4. Two of the instances where the authors explicitly mention how they differ from others are Page 5, Line 199 and Page 7, Line 229. These mention design decisions that differ from the literature. If these are the claimed novelty of the work. they should be translated to non-technical language and be included in Related Work and Introduction sections.
5. Another brief mention of the novelty is in Page 2, Line 60, which also mentions a design decision, without an elaboration on what it means in the context of this problem.

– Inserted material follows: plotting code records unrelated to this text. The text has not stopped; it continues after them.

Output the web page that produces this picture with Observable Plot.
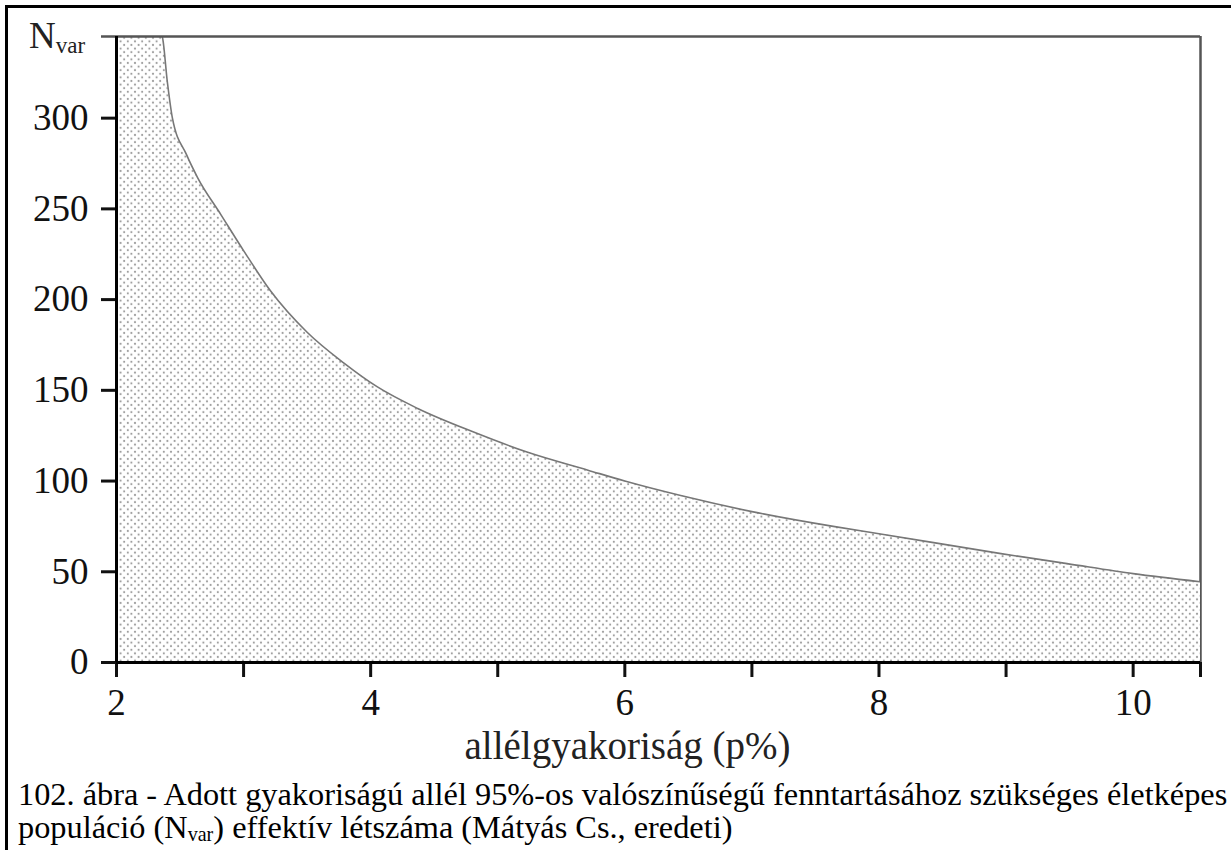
<!DOCTYPE html>
<html><head><meta charset="utf-8">
<script src="https://cdn.jsdelivr.net/npm/d3@7"></script>
<script src="https://cdn.jsdelivr.net/npm/@observablehq/plot@0.6"></script>
<style>
body{margin:0;background:#fff;}
#wrap{position:relative;width:1231px;height:850px;overflow:hidden;font-family:"Liberation Serif","Times New Roman",Times,"DejaVu Serif",serif;background:#fff;}
#frameTop{position:absolute;left:5px;top:5px;width:1226px;height:3px;background:#000;}
#frameLeft{position:absolute;left:5px;top:5px;width:3px;height:845px;background:#000;}
#chart{position:absolute;left:0;top:0;}
#caption{position:absolute;left:18px;top:778px;font-size:27px;line-height:33px;color:#000;white-space:nowrap;}
#caption sub{font-size:0.62em;vertical-align:-0.15em;line-height:0;}
</style></head>
<body>
<div id="wrap">
  <div id="chart"></div>
  <div id="frameTop"></div>
  <div id="frameLeft"></div>
  <div id="caption"><span id="capLine1">102. ábra - Adott gyakoriságú allél 95%-os valószínűségű fenntartásához szükséges életképes</span><br>populáció (N<sub>var</sub>) effektív létszáma (Mátyás Cs., eredeti)</div>
</div>
<script>
// allele frequency p% and required effective population size N_var
const pValues = [2.0, 2.36, 2.40, 2.44, 2.55, 2.64, 2.82, 3.00, 3.21, 3.50, 3.79, 4.05, 4.37, 4.81, 5.23, 5.71, 6.00, 6.44, 7.01, 7.64, 8.00, 8.96, 9.48, 10.00, 10.53];
const nVar    = [383, 345, 320, 300, 280, 267, 247, 227, 205, 182, 165, 152, 140, 127, 116, 106, 100, 92, 83, 75, 71, 60, 54.5, 49, 44.5];
const xTicks = [2, 3, 4, 5, 6, 7, 8, 9, 10, 10.53];
const xTickLabels = ["2", "", "4", "", "6", "", "8", "", "10", ""];
const yTicks = [0, 50, 100, 150, 200, 250, 300];
const yTickLabels = ["0", "50", "100", "150", "200", "250", "300"];
const xDomain = [2, 10.53];
const yDomain = [0, 345];
const xLabel = "allélgyakoriság (p%)";

const FONT = "'Liberation Serif', 'Times New Roman', Times, 'DejaVu Serif', serif";
const data = pValues.map((p, i) => ({p, n: nVar[i]}));
const xLabelOf = new Map(xTicks.map((t, i) => [t, xTickLabels[i]]));
const yLabelOf = new Map(yTicks.map((t, i) => [t, yTickLabels[i]]));

const svg = Plot.plot({
  width: 1231, height: 775,
  marginLeft: 116, marginRight: 31, marginTop: 36, marginBottom: 113,
  x: {domain: xDomain},
  y: {domain: yDomain},
  style: {fontFamily: FONT, fontSize: "37px", color: "#111", background: "transparent", overflow: "visible"},
  marks: [
    Plot.ruleX([xDomain[1]], {stroke: "#555", strokeWidth: 2.5}),
    Plot.areaY(data, {x: "p", y: "n", fill: "url(#stipple)", curve: "monotone-x", clip: true}),
    Plot.lineY(data, {x: "p", y: "n", stroke: "#777", strokeWidth: 1.6, curve: "monotone-x", clip: true}),
    Plot.ruleY([yDomain[1]], {stroke: "#555", strokeWidth: 2.5}),
    Plot.axisY({ticks: [yDomain[1]], tickSize: 15, stroke: "#555", strokeWidth: 2.5, tickFormat: () => "", label: null}),
    Plot.axisY({ticks: yTicks, tickSize: 15, tickPadding: 13, strokeWidth: 3, fontSize: 37, tickFormat: d => yLabelOf.get(d), label: null}),
    Plot.axisX({ticks: xTicks, tickSize: 15, tickPadding: 11, strokeWidth: 3, fontSize: 37, tickFormat: d => xLabelOf.get(d), label: null}),
    Plot.ruleX([xDomain[0]], {stroke: "#000", strokeWidth: 3}),
    Plot.ruleY([0], {stroke: "#000", strokeWidth: 3}),
    Plot.text([xLabel], {text: d => d, frameAnchor: "bottom", dx: -31, dy: 96, fontSize: 39, fill: "#222"})
  ]
});

// stipple pattern used by the area fill
const defs = d3.select(svg).insert("defs", ":first-child");
const S = 7.2;
const pat = defs.append("pattern").attr("id", "stipple").attr("patternUnits", "userSpaceOnUse").attr("width", S).attr("height", S);
pat.append("rect").attr("width", S).attr("height", S).attr("fill", "#fff");
pat.append("circle").attr("cx", 1.8).attr("cy", 1.8).attr("r", 1.05).attr("fill", "#9a9a9a");
pat.append("circle").attr("cx", 1.8 + S / 2).attr("cy", 1.8 + S / 2).attr("r", 1.05).attr("fill", "#9a9a9a");

// N_var label at the top of the y axis
const yTop = svg.scale("y").apply(yDomain[1]);
const lab = d3.select(svg).append("text").attr("x", 29).attr("y", yTop + 12)
  .attr("text-anchor", "start")
  .attr("font-family", FONT).attr("fill", "#222");
lab.append("tspan").attr("font-size", 37).text("N");
lab.append("tspan").attr("font-size", 23).attr("dy", 5).text("var");

document.getElementById("chart").appendChild(svg);

// fit the caption's first line to the reference width
const line1 = document.getElementById("capLine1");
const w = line1.getBoundingClientRect().width;
if (w > 0) document.getElementById("caption").style.fontSize = (27 * 1210 / w).toFixed(2) + "px";
</script>
</body></html>
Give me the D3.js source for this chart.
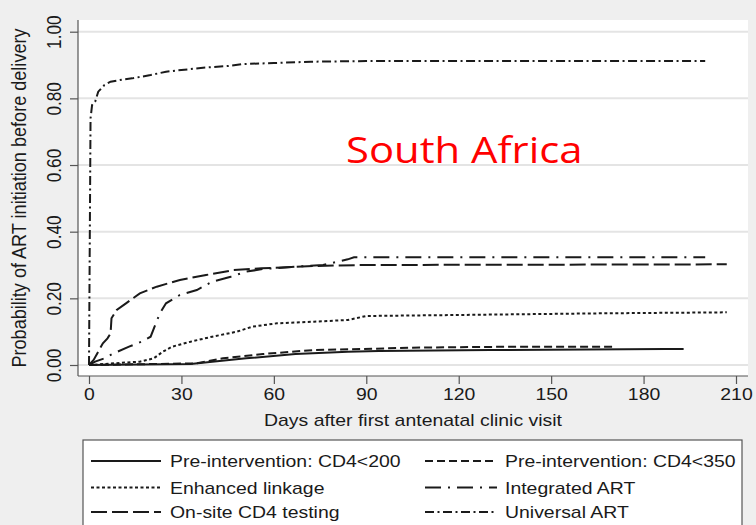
<!DOCTYPE html>
<html>
<head>
<meta charset="utf-8">
<script src="https://cdn.jsdelivr.net/npm/d3@7"></script>
<style>
  html, body { margin: 0; padding: 0; background: #efefef; }
  svg { display: block; }
</style>
</head>
<body>
<svg id="chart" width="756" height="525"></svg>
<script>
// Cumulative probability of ART initiation before delivery, by scenario
const xTicks = [0, 30, 60, 90, 120, 150, 180, 210];
const yTicks = [0, 0.2, 0.4, 0.6, 0.8, 1.0];

const cd4lt200Days = [0, 33, 40, 51, 67, 84, 94, 130, 187, 193];
const cd4lt200Prob = [0, 0.003, 0.01, 0.02, 0.033, 0.04, 0.042, 0.045, 0.048, 0.048];

const cd4lt350Days = [0, 35, 43.5, 56.5, 73, 89, 104, 139, 171];
const cd4lt350Prob = [0, 0.005, 0.02, 0.033, 0.045, 0.048, 0.052, 0.055, 0.055];

const linkageDays = [0, 8, 16.5, 21, 24, 27, 33, 40, 48, 53, 61, 73, 84, 90, 119, 166, 207];
const linkageProb = [0, 0.005, 0.01, 0.02, 0.04, 0.055, 0.07, 0.085, 0.1, 0.115, 0.125, 0.13, 0.135, 0.147, 0.15, 0.155, 0.158];

const integratedDays = [0, 2, 5, 8, 13, 17, 20, 21.5, 23, 25, 29.5, 35, 40, 46, 51, 56.5, 67, 76, 84, 86, 200];
const integratedProb = [0, 0.01, 0.02, 0.035, 0.055, 0.07, 0.085, 0.12, 0.155, 0.185, 0.21, 0.225, 0.25, 0.265, 0.28, 0.288, 0.295, 0.3, 0.317, 0.323, 0.323];

const onsiteDays = [0, 1.5, 3, 4.5, 6, 7, 7.3, 9, 12, 16.5, 22, 29.5, 38, 47, 56, 73, 89, 207];
const onsiteProb = [0, 0.015, 0.04, 0.065, 0.08, 0.095, 0.14, 0.165, 0.185, 0.215, 0.235, 0.255, 0.27, 0.285, 0.29, 0.297, 0.3, 0.302];

const universalDays = [0, 0.5, 1, 2, 3, 5, 7, 10, 14, 20, 25, 30, 37, 45, 50, 60, 72, 90, 120, 150, 200];
const universalProb = [0, 0.74, 0.78, 0.79, 0.82, 0.84, 0.85, 0.855, 0.86, 0.87, 0.88, 0.885, 0.892, 0.897, 0.903, 0.906, 0.91, 0.912, 0.912, 0.912, 0.912];

const seriesNames = [
  "Pre-intervention: CD4<200", "Pre-intervention: CD4<350",
  "Enhanced linkage", "Integrated ART",
  "On-site CD4 testing", "Universal ART"
];
const seriesDays = [cd4lt200Days, cd4lt350Days, linkageDays, integratedDays, onsiteDays, universalDays];
const seriesProb = [cd4lt200Prob, cd4lt350Prob, linkageProb, integratedProb, onsiteProb, universalProb];
const seriesDash = [null, "8,4", "3,2.5", "16,7,2,7", "16,5", "9,3.5,2,3.5"];

const FONT = "Liberation Sans, Arial, sans-serif";
const FS = 17.2;      // text size
const SX = 1.13;      // horizontal stretch of the lettering
const INK = "#1a1a1a";

const svg = d3.select("#chart");

// plot region
const region = { left: 78, right: 748, top: 20, bottom: 376 };
const x = d3.scaleLinear().domain([0, 210]).range([89, 736]);
const y = d3.scaleLinear().domain([0, 1]).range([365, 31.7]);

svg.append("rect")
  .attr("x", region.left).attr("y", region.top)
  .attr("width", region.right - region.left)
  .attr("height", region.bottom - region.top)
  .attr("fill", "#ffffff");

// horizontal grid
svg.append("g").selectAll("line").data(yTicks).join("line")
  .attr("x1", region.left).attr("x2", region.right)
  .attr("y1", d => y(d)).attr("y2", d => y(d))
  .attr("stroke", "#e4e4e4").attr("stroke-width", 2);

function styleText(sel, size) {
  sel.style("font-family", FONT).style("font-size", size + "px").style("fill", INK);
}

// y axis
const yAxis = d3.axisLeft(y).tickValues(yTicks).tickFormat(d3.format(".2f"))
  .tickSize(8).tickPadding(0);
const gy = svg.append("g").attr("transform", `translate(${region.left},0)`).call(yAxis);
gy.select(".domain").remove();
gy.append("line").attr("x1", 0).attr("x2", 0)
  .attr("y1", region.top).attr("y2", region.bottom)
  .attr("stroke", "#555").attr("stroke-width", 1.2);
gy.selectAll(".tick line").attr("stroke", "#555").attr("stroke-width", 1.2);
gy.selectAll(".tick text")
  .attr("x", 0).attr("y", 0).attr("dy", 0)
  .attr("transform", `translate(-17.5,0) scale(${SX},1) rotate(-90)`)
  .attr("text-anchor", "middle")
  .call(styleText, FS);

// x axis
const xAxis = d3.axisBottom(x).tickValues(xTicks).tickSize(8).tickPadding(4);
const gx = svg.append("g").attr("transform", `translate(0,${region.bottom})`).call(xAxis);
gx.select(".domain").remove();
gx.append("line").attr("x1", region.left).attr("x2", region.right)
  .attr("y1", 0).attr("y2", 0)
  .attr("stroke", "#555").attr("stroke-width", 1.2);
gx.selectAll(".tick line").attr("stroke", "#555").attr("stroke-width", 1.2);
gx.selectAll(".tick text")
  .attr("transform", `scale(${SX},1)`)
  .call(styleText, FS);

// axis titles
svg.append("text")
  .attr("transform", `translate(${(region.left + region.right) / 2 + 0},426) scale(${SX},1)`)
  .attr("text-anchor", "middle")
  .call(styleText, FS)
  .text("Days after first antenatal clinic visit");
svg.append("text")
  .attr("transform", `translate(26,198) scale(${SX},1) rotate(-90)`)
  .attr("text-anchor", "middle")
  .call(styleText, 18.1)
  .text("Probability of ART initiation before delivery");

// curves
const line = d3.line().curve(d3.curveLinear)
  .x(d => x(d[0])).y(d => y(d[1]));
seriesNames.forEach((name, i) => {
  const pts = d3.zip(seriesDays[i], seriesProb[i]);
  svg.append("path")
    .attr("d", line(pts))
    .attr("fill", "none")
    .attr("stroke", INK)
    .attr("stroke-width", 2)
    .attr("stroke-dasharray", seriesDash[i]);
});

// panel label
svg.append("text")
  .attr("transform", `translate(346,163) scale(${SX},1)`)
  .style("font-family", "Open Sans, Noto Sans, sans-serif")
  .style("font-size", "37px")
  .style("fill", "#ff0000")
  .text("South Africa");

// legend
const legend = svg.append("g");
legend.append("rect")
  .attr("x", 83).attr("y", 440).attr("width", 659).attr("height", 100)
  .attr("fill", "#ffffff").attr("stroke", "#555").attr("stroke-width", 1.2);
const colLine = [[91, 161], [425, 497]];
const colText = [170, 505];
const rowY = [461, 487.5, 512];
seriesNames.forEach((name, i) => {
  const c = i % 2, r = Math.floor(i / 2);
  legend.append("line")
    .attr("x1", colLine[c][0]).attr("x2", colLine[c][1])
    .attr("y1", rowY[r]).attr("y2", rowY[r])
    .attr("stroke", INK).attr("stroke-width", 2)
    .attr("stroke-dasharray", seriesDash[i]);
  legend.append("text")
    .attr("transform", `translate(${colText[c]},${rowY[r] + 6}) scale(${SX},1)`)
    .call(styleText, FS)
    .text(name);
});
</script>
</body>
</html>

In conclusion, I believe even though the paper is well-written and the solution is technically sound, the novelty of the work is not sufficient at its present form. The paper's novelty is limited to a few design decisions in its solution, with no elaboration on what those decisions mean in the context of this problem and what limitations and/or challenges they address that has not been addressed before. Unless the authors can provide such an elaboration, the publication of this paper cannot be justified, because the novelty is unclear and the improvements are minor.
Author Response
Please see the attachment.
Author Response File: Author Response.pdf
Round 2
Reviewer 2 Report
I think the authors have addressed all my concerns.
Reviewer 3 Report
After extensive revision, the authors have fully clarified the novelty of the work, which was my main concern. As I mentioned in the previous round of review, the paper is technically solid and now that the novelty concern is addressed, its quality has improved significantly. Even though the contributions are still limited to design and accuracy improvements, the design decisions are innovative enough and the publication of this paper would be beneficial to the research community. I recommend accept.